On Saturday morning, I was woken up by my gentleman companion announcing the news that Suzanne Moore had been bullied off Twitter for "one misjudged word". He read out messages of support from Dorian Lynskey, Owen Jones, and others in the lefty journalist gang decrying the call-out culture which leads people to focus on one word to the exclusion of the rest of an article.
(Funny how it's always women who have to suck it up when the left has important business at hand - just get on board with the Democrats, even as they ignore women's issues, or the GOP will get in and they'll ignore women's issues! And it's always trans people who have to suck it up when feminism has a mission which apparently can't be completed without gratuitous side-swipes at them! Don't rock the boat, it's for the greater good, are you with us or against us?)
Turns out, that wasn't the story at all. It was actually a much simpler story, a sickeningly familiar story which apparently never gets old:
1. Writer uses problematic language
2. Someone politely points out the problematic nature of such language
3. Writer goes on knee-jerk fury, lashes out at anyone who isn't cheerleading their work in its entirety, ramps up the problematic shit to show that YOU CAN'T CONTROL ME, I AM A FREE SPIRIT
4. Entire online social justice universe lines up on one side or the other, form baying mobs
5. Julie Burchill globs onto the scene to resolve the issue by giving all sides something they can agree on: that Julie Burchill is awful.
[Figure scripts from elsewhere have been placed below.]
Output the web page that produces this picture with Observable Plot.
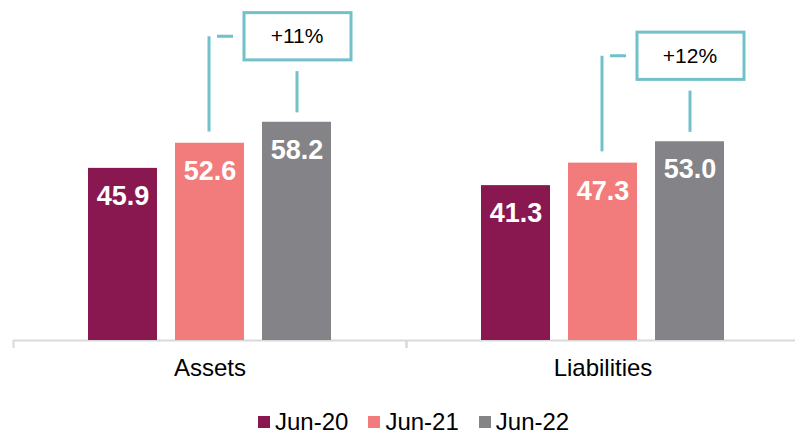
<!DOCTYPE html>
<html>
<head>
<meta charset="utf-8">
<script src="https://cdn.jsdelivr.net/npm/d3@7"></script>
<script src="https://cdn.jsdelivr.net/npm/@observablehq/plot@0.6"></script>
<style>
  html, body { margin: 0; padding: 0; background: white; overflow: hidden; }
  #wrap { position: relative; width: 795px; height: 436px; }
  #legend { position: absolute; left: 258px; top: 409px; height: 26px; display: flex; align-items: center;
    font-family: "Liberation Sans", Arial, sans-serif; font-size: 24px; color: #000; }
  .item { display: flex; align-items: center; margin-right: 20px; }
  .sw { width: 12px; height: 12px; margin-right: 5px; }
</style>
</head>
<body>
<div id="wrap"><div id="chart"></div><div id="legend"></div></div>
<script>
const groups = ["Assets", "Liabilities"];
const periods = ["Jun-20", "Jun-21", "Jun-22"];
const jun20 = [45.9, 41.3];
const jun21 = [52.6, 47.3];
const jun22 = [58.2, 53.0];
const growthLabels = ["+11%", "+12%"];
const colors = ["#8A1850", "#F27C7C", "#848488"];
const teal = "#72C0C9";
const axisGray = "#D9D9D9";

const series = [jun20, jun21, jun22];
const data = groups.flatMap((g, i) => periods.map((p, j) => ({group: g, period: p, value: series[j][i]})));
const ann = groups.map((g, i) => ({group: g, label: growthLabels[i], v21: jun21[i], v22: jun22[i], c: jun22[i] + 22.8}));

const chart = Plot.plot({
  width: 795, height: 392,
  marginLeft: 12, marginRight: -4, marginTop: 2.5, marginBottom: 52,
  style: {fontFamily: "Liberation Sans, Arial, sans-serif", fontSize: "24px", color: "#000", background: "white"},
  fx: {domain: groups, padding: 0, label: null, tickSize: 0, tickPadding: 18},
  x: {domain: periods, paddingInner: 0.21, paddingOuter: 0.86, axis: null},
  y: {domain: [0, 90], axis: null},
  color: {domain: periods, range: colors},
  marks: [
    Plot.ruleY([0], {stroke: axisGray, strokeWidth: 2}),
    Plot.ruleX(["Jun-20"], {y1: 0, y2: -2.1, dx: -109.5, stroke: axisGray, strokeWidth: 2}),
    Plot.ruleX(["Jun-22"], {y1: 0, y2: -2.1, dx: 109.5, stroke: axisGray, strokeWidth: 2}),
    Plot.barY(data, {fx: "group", x: "period", y: "value", fill: "period"}),
    Plot.text(data, {fx: "group", x: "period", y: "value", text: d => d.value.toFixed(1),
      fill: "white", fontWeight: "bold", fontSize: 27, dy: 28}),
    Plot.ruleX(ann, {fx: "group", x: () => "Jun-21", y1: d => d.v21 + 3, y2: "c", stroke: teal, strokeWidth: 3, dx: -1}),
    Plot.barY(ann, {fx: "group", x: () => "Jun-21", y1: d => d.c - 0.4, y2: d => d.c + 0.4, fill: teal, insetLeft: 42, insetRight: 11}),
    Plot.ruleX(ann, {fx: "group", x: () => "Jun-22", y1: d => d.v22 + 2.5, y2: d => d.c - 9.3, stroke: teal, strokeWidth: 3}),
    Plot.barY(ann, {fx: "group", x: () => "Jun-22", y1: d => d.c - 6.3, y2: d => d.c + 6.3,
      fill: "white", stroke: teal, strokeWidth: 3, insetLeft: -18, insetRight: -20}),
    Plot.text(ann, {fx: "group", x: () => "Jun-22", y: "c", text: "label", fontSize: 21, fill: "#000"})
  ]
});
document.getElementById("chart").appendChild(chart);

const legend = document.getElementById("legend");
periods.forEach((p, i) => {
  const item = document.createElement("div");
  item.className = "item";
  const sw = document.createElement("div");
  sw.className = "sw";
  sw.style.background = colors[i];
  const t = document.createElement("span");
  t.textContent = p;
  item.appendChild(sw);
  item.appendChild(t);
  legend.appendChild(item);
});
</script>
</body>
</html>
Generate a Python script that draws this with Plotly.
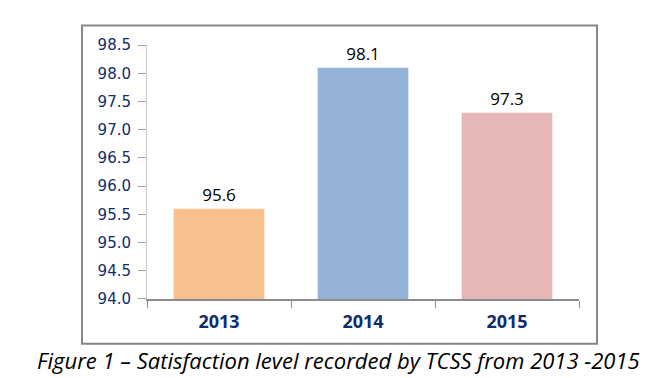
import plotly.graph_objects as go

years = ["2013", "2014", "2015"]
satisfaction = [95.6, 98.1, 97.3]
bar_colors = ["#F9C08F", "#95B3D7", "#E5B8B7"]
y_ticks = [94.0, 94.5, 95.0, 95.5, 96.0, 96.5, 97.0, 97.5, 98.0, 98.5]
caption = "Figure 1 – Satisfaction level recorded by TCSS from 2013 -2015"

W, H = 660, 378

def px(x):
    return x / W

def py(y):
    return (H - y) / H

fig = go.Figure(
    go.Bar(
        x=years,
        y=satisfaction,
        marker=dict(color=bar_colors, line=dict(width=0)),
        width=0.63,
        text=[f"{v:.1f}" for v in satisfaction],
        textposition="outside",
        textfont=dict(family="Open Sans", size=17, color="#000000"),
        cliponaxis=False,
    )
)

fig.update_layout(
    width=W,
    height=H,
    margin=dict(l=0, r=0, t=0, b=0),
    paper_bgcolor="white",
    plot_bgcolor="white",
    showlegend=False,
    xaxis=dict(
        domain=[px(139), px(571)],
        showgrid=False,
        showline=True,
        linecolor="#8C8C8C",
        linewidth=1.5,
        ticks="outside",
        tickson="boundaries",
        ticklen=7,
        tickcolor="#8C8C8C",
        tickfont=dict(family="Open Sans", size=18, color="#0F2D69", weight="bold"),
        ticklabelstandoff=6,
    ),
    yaxis=dict(
        domain=[py(296), py(29.5)],
        range=[94.0, 98.5],
        tickvals=y_ticks,
        ticktext=[f"{v:.1f}" for v in y_ticks],
        showgrid=False,
        zeroline=False,
        showline=True,
        linecolor="#C8C8C8",
        linewidth=1,
        ticks="outside",
        ticklen=8,
        tickcolor="#A0A0A0",
        tickfont=dict(family="DejaVu Sans", size=15, color="#0F2D69"),
        ticklabelstandoff=4,
    ),
    shapes=[
        dict(
            type="rect", xref="paper", yref="paper",
            x0=px(74), x1=px(589), y0=py(343), y1=py(9),
            line=dict(color="#878787", width=2),
            fillcolor="rgba(0,0,0,0)",
        )
    ],
    annotations=[
        dict(
            text=f"<i>{caption}</i>",
            xref="paper", yref="paper",
            x=px(331), y=py(360),
            xanchor="center", yanchor="middle",
            showarrow=False,
            font=dict(family="Open Sans", size=22, color="#000000"),
        )
    ],
)

fig.write_html("out.html")
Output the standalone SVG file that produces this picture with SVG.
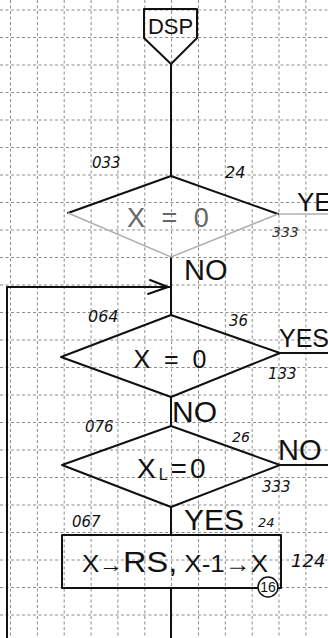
<svg xmlns="http://www.w3.org/2000/svg" width="328" height="638" viewBox="0 0 328 638">
<style>
.grid line{stroke:#8c8c8c;stroke-width:1;stroke-dasharray:3 2.5}
.ln{stroke:#111;stroke-width:2;fill:none;stroke-linecap:round;stroke-linejoin:round}
.fd{stroke:#b0b0b0;stroke-width:1.5;fill:none}
.shape{fill:none;stroke:#111;stroke-width:2;stroke-linejoin:round}
.t{font-family:"Liberation Sans","DejaVu Sans",sans-serif;fill:#111}
.h{font-family:"DejaVu Sans","Liberation Sans",sans-serif;font-style:italic;fill:#111}
</style>
<rect width="328" height="638" fill="#fff"/>
<g class="grid">
<line x1="10.5" y1="0" x2="10.5" y2="638"/><line x1="37.4" y1="0" x2="37.4" y2="638"/><line x1="64.2" y1="0" x2="64.2" y2="638"/><line x1="91.1" y1="0" x2="91.1" y2="638"/><line x1="117.9" y1="0" x2="117.9" y2="638"/><line x1="144.8" y1="0" x2="144.8" y2="638"/><line x1="171.6" y1="0" x2="171.6" y2="638"/><line x1="198.5" y1="0" x2="198.5" y2="638"/><line x1="225.3" y1="0" x2="225.3" y2="638"/><line x1="252.2" y1="0" x2="252.2" y2="638"/><line x1="279" y1="0" x2="279" y2="638"/><line x1="305.9" y1="0" x2="305.9" y2="638"/>
<line x1="0" y1="10" x2="328" y2="10"/><line x1="0" y1="37.5" x2="328" y2="37.5"/><line x1="0" y1="65" x2="328" y2="65"/><line x1="0" y1="92.5" x2="328" y2="92.5"/><line x1="0" y1="120" x2="328" y2="120"/><line x1="0" y1="147.5" x2="328" y2="147.5"/><line x1="0" y1="175" x2="328" y2="175"/><line x1="0" y1="202.5" x2="328" y2="202.5"/><line x1="0" y1="230" x2="328" y2="230"/><line x1="0" y1="257.5" x2="328" y2="257.5"/><line x1="0" y1="285" x2="328" y2="285"/><line x1="0" y1="312.5" x2="328" y2="312.5"/><line x1="0" y1="340" x2="328" y2="340"/><line x1="0" y1="367.5" x2="328" y2="367.5"/><line x1="0" y1="395" x2="328" y2="395"/><line x1="0" y1="422.5" x2="328" y2="422.5"/><line x1="0" y1="450" x2="328" y2="450"/><line x1="0" y1="477.5" x2="328" y2="477.5"/><line x1="0" y1="505" x2="328" y2="505"/><line x1="0" y1="532.5" x2="328" y2="532.5"/><line x1="0" y1="560" x2="328" y2="560"/><line x1="0" y1="587.5" x2="328" y2="587.5"/><line x1="0" y1="615" x2="328" y2="615"/>
</g>
<g id="connectors">
<path class="ln" d="M171,64 V176"/>
<path class="ln" d="M171,257 V315"/>
<path class="ln" d="M7,638 V287 H171"/>
<polyline class="ln" points="150,280 168,287 148,294"/>
<path class="fd" d="M278,214 H328"/>
<path class="ln" d="M280,353 H328"/>
<path class="ln" d="M171,397 V426"/>
<path class="ln" d="M280,465 H328"/>
<path class="ln" d="M171,507 V535"/>
<path class="ln" d="M171,588 V638"/>
</g>
<g id="dsp">
<polygon class="shape" points="144,9 197,9 197,38 171,64 144,38"/>
<text class="t" x="170.5" y="34" font-size="22" text-anchor="middle">DSP</text>
</g>
<g id="decision1">
<path class="ln" d="M68,213 L171,176 L278,214"/>
<path class="fd" d="M278,214 L171,257 L68,213"/>
<text class="t" x="168" y="227" font-size="27" text-anchor="middle" word-spacing="9" style="fill:#666">X = 0</text>
<text class="h" x="92" y="168" font-size="15">033</text>
<text class="h" x="225" y="178" font-size="16">24</text>
<text class="t" x="297" y="211" font-size="26">YE</text>
<text class="h" x="272" y="237" font-size="14" style="fill:#333">333</text>
<text class="t" x="184" y="280" font-size="29">NO</text>
</g>
<g id="decision2">
<polygon class="shape" points="171,315 280,353 171,397 61,357"/>
<text class="t" x="170" y="368" font-size="25" text-anchor="middle" word-spacing="7">X = 0</text>
<text class="h" x="88" y="322" font-size="16">064</text>
<text class="h" x="229" y="326" font-size="15">36</text>
<text class="t" x="279" y="347" font-size="25">YES</text>
<text class="h" x="268" y="379" font-size="15">133</text>
<text class="t" x="172" y="422" font-size="30">NO</text>
</g>
<g id="decision3">
<polygon class="shape" points="171,426 280,465 171,507 62,465"/>
<text class="t" x="137" y="478" font-size="28" letter-spacing="3">X<tspan font-size="16" dy="2">L</tspan><tspan dy="-2">=0</tspan></text>
<text class="h" x="85" y="432" font-size="15">076</text>
<text class="h" x="232" y="442" font-size="14">26</text>
<text class="t" x="278" y="460" font-size="29">NO</text>
<text class="h" x="262" y="492" font-size="15">333</text>
<text class="t" x="184" y="530" font-size="30">YES</text>
<text class="h" x="72" y="527" font-size="15">067</text>
<text class="h" x="258" y="527" font-size="13">24</text>
</g>
<g id="process">
<rect class="shape" x="62" y="535" width="219" height="53"/>
<text class="t" x="82" y="572" font-size="24" textLength="186" lengthAdjust="spacingAndGlyphs">X<tspan font-size="22">→</tspan><tspan font-size="30">RS,</tspan> X-1→X</text>
<circle cx="268" cy="587" r="10" fill="#fff" stroke="#111" stroke-width="1.5"/>
<text class="t" x="268" y="592" font-size="14" text-anchor="middle">16</text>
<text class="h" x="291" y="567" font-size="18">124</text>
</g>
</svg>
Actually: I say 'baying mobs', plural, because that's what I've been told happened. All I know for sure is that this happened - and only one side of that qualifies as bullying. (Hint: it isn't the person suggestion that calling someone A Transexual is a bit fucking creepy.) I haven't been able to find the onslaught that's been described (though Twitter's being infuriatingly slow so if anyone has links/screengrabs I'd be very grateful.) - I'm not saying 'it's not there', I'm not saying 'prove it to me', I'm just explaining what sources I have been able to track down in a couple of hours' internet-trawling.
- and yet this has become a story about how Suzanne Moore is the victim of online bullying?
How in the name of the black heart of Julie Bindel have we allowed the story to be framed this way? So that instead of talking about Suzanne Moore's transphobia, we're talking about Suzanne Moore's feelings? I'm not trying to diminish the awful power of online bullying. I acknowledge that call-out culture is crappy. I just don't want Online Social Justice to get into a situation where trans folk and their allies are not allowed to express anger at transphobia.
Of course, we're already in this situation, as this little episode has so vividly demonstrated. Anger is the prerogative of the privileged: which, ironically, was part of what Moore's original piece was about. Women, trans people, people of colour or with disabilities or any other marginalised group you can think of, are incorrectly accused of being angry, no matter how moderately we frame our suggestions that maybe the world's a little bit fucked up. And when we are angry, we're chastised for it, dismissed, as if our anger diminishes our argument.
(*There is the issue that, if you're going to be writing about this stuff, you have an obligation to research the correct terminology first, but anyway.)
Framing matters. Call-out culture and online bullying are a pox on all our houses. Transphobia is still bad. It's pretty fucking exhausting to have to reiterate this shit every day.